"Katastrofa Jaka-42 jak Tu-154 pod Smoleńskiem"
"Wtedy pilot ślepo wykonywał rozkazy zwierzchników zamiast kierować się instrukcjami. Mam nieodparte wrażenie, że także tym razem działo się coś podobnego: pilotów poganiano z ziemi; byli podenerwowani" - oświadczył wojskowy pilot, zastrzegając sobie anonimowość.
Według rozmówcy tej wielkonakładowej gazety, "pilotów Jaka-42 ostrzegano, że nie może być żadnej zwłoki" ze startem z uwagi na III Światowe Forum Polityczne, które nazajutrz rozpoczynało się w Jarosławiu. "Spodziewano się wielu wysokich rangą gości. Trzeba było jak najszybciej zwolnić pas startowy" - powiedział. "Gdy samolot rozpoczął rozbieg, jego doświadczony dowódca musiał zrozumieć, że pojawiły się problemy. Zgodnie z instrukcją, powinien był przerwać rozbieg i zawrócić na ścieżkę kołowania. Stanął wobec wyboru: albo ostro hamować z dużym prawdopodobieństwem kapotowania, co na kilka godzin sparaliżowałoby pracę lotniska, na które zmierzały maszyny z gośćmi politycznego forum, albo zaryzykować" - zauważył wojskowy pilot.
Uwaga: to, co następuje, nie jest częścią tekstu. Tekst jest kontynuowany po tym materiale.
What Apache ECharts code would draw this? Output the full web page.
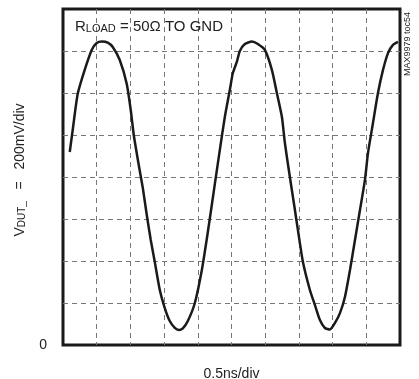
<!DOCTYPE html>
<html>
<head>
<meta charset="utf-8">
<script src="https://cdn.jsdelivr.net/npm/echarts@6/dist/echarts.min.js"></script>
<style>html,body{margin:0;padding:0;background:#fff}#c{width:419px;height:379px}</style>
</head>
<body>
<div id="c"></div>
<script>
// time in ns (0.5ns/div), voltage in mV (200mV/div)
const timeNs = [0.10,0.144,0.218,0.322,0.426,0.500,0.575,0.664,0.738,0.842,0.946,1.005,1.050,1.124,1.184,1.243,1.302,1.362,1.436,1.510,1.584,1.659,1.718,1.778,1.852,1.956,2.060,2.149,2.253,2.327,2.401,2.475,2.520,2.579,2.624,2.698,2.802,2.891,2.995,3.099,3.173,3.248,3.292,3.366,3.441,3.485,3.560,3.663,3.738,3.812,3.886,3.960,4.035,4.109,4.183,4.258,4.332,4.406,4.480,4.525,4.599,4.673,4.748,4.822,4.896,4.970];
const vdutMv = [919,1024,1195,1310,1405,1438,1445,1440,1419,1357,1243,1119,1000,857,748,619,500,395,262,176,114,81,71,79,114,200,357,538,767,929,1086,1214,1295,1348,1400,1433,1445,1433,1405,1310,1200,1086,962,800,643,548,395,262,190,119,81,74,105,152,229,357,500,643,786,914,1057,1200,1310,1390,1429,1443];
const xTicks = {min: 0, max: 5, interval: 0.5};
const yTicks = {min: 0, max: 1600, interval: 200};
const yTickLabels = ['0'];

const FONT = 'Liberation Sans, Arial, sans-serif';
const chart = echarts.init(document.getElementById('c'), null, {renderer: 'canvas'});
const points = timeNs.map((t, i) => [t, vdutMv[i]]);
chart.setOption({
  animation: false,
  backgroundColor: '#fff',
  grid: {left: 63, top: 9, right: 19, bottom: 34, outerBoundsMode: 'none', containLabel: false,
    show: true, borderColor: '#1a1a1a', borderWidth: 3, backgroundColor: 'transparent'},
  xAxis: {
    type: 'value', min: xTicks.min, max: xTicks.max, interval: xTicks.interval,
    axisLine: {show: false}, axisTick: {show: false}, axisLabel: {show: false},
    splitLine: {show: true, showMinLine: false, showMaxLine: false, lineStyle: {color: '#777', width: 1, type: [5, 4]}},
    name: '0.5ns/div', nameLocation: 'middle', nameGap: 22,
    nameTextStyle: {fontFamily: FONT, fontSize: 14, color: '#222'}
  },
  yAxis: {
    type: 'value', min: yTicks.min, max: yTicks.max, interval: yTicks.interval,
    axisLine: {show: false}, axisTick: {show: false},
    axisLabel: {show: true, margin: 16, fontFamily: FONT, fontSize: 14, color: '#222', padding: [0, 0, 8, 0],
      formatter: v => (v === 0 ? yTickLabels[0] : '')},
    splitLine: {show: true, showMinLine: false, showMaxLine: false, lineStyle: {color: '#777', width: 1, type: [5, 4]}}
  },
  graphic: [
    {type: 'text', left: 75, top: 19, z: 10,
      style: {text: '{n|R}{s|LOAD}{n| = 50Ω TO GND}', fill: '#222',
        rich: {n: {fontFamily: FONT, fontSize: 15, padding: [0, 0, 4, 0], fill: '#222'},
               s: {fontFamily: FONT, fontSize: 11, fill: '#222'}}}},
    {type: 'text', x: 22, y: 170, rotation: Math.PI / 2, z: 10,
      style: {text: '{n|V}{s|DUT_}{n|   =   200mV/div}', fill: '#222', align: 'center', verticalAlign: 'middle',
        rich: {n: {fontFamily: FONT, fontSize: 14, padding: [0, 0, 4, 0], fill: '#222'},
               s: {fontFamily: FONT, fontSize: 10, fill: '#222'}}}},
    {type: 'text', x: 408, y: 44, rotation: Math.PI / 2, z: 10,
      style: {text: 'MAX9979 toc54', fontFamily: FONT, fontSize: 9, fill: '#222', align: 'center', verticalAlign: 'middle'}}
  ],
  series: [{
    type: 'line', data: points, showSymbol: false, smooth: 0.2,
    lineStyle: {color: '#1a1a1a', width: 2.5}
  }]
});
</script>
</body>
</html>
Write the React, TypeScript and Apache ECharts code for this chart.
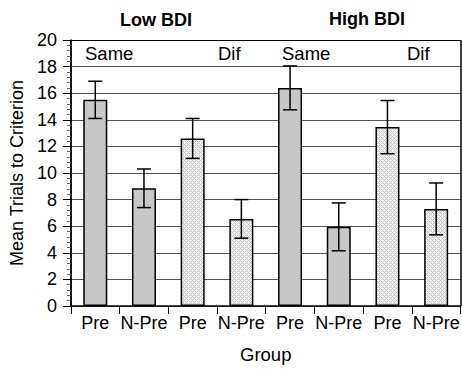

Rozmówca "Komsomolskiej Prawdy" podkreśli, że wybranie przez kapitana Jaka-42 pierwszego wariantu oznaczałoby "krzyżyk na karierze". "W najlepszym wypadku mógłby zostać ochroniarzem" - powiedział i dodał, że "pilot znów dokonał wyboru między karierą i życiem".
Do wypadku doszło o godz. 16.05 czasu moskiewskiego (14.05 czasu polskiego). Jak-42 spadł wkrótce po starcie z lotniska Tunoszna, około 2 km od Jarosławia. Samolot nie zdołał nabrać wysokości, zawadził o antenę lotniskowej radiolatarni, rozpadł się na kilka części i runął na ziemię. Część kadłuba wpadła do Wołgi. Za przyczynę katastrofy wstępnie uznano niesprawność techniczną Jaka-42 i "czynnik ludzki", tj. błąd załogi lub niedociągnięcia ze strony służb naziemnych.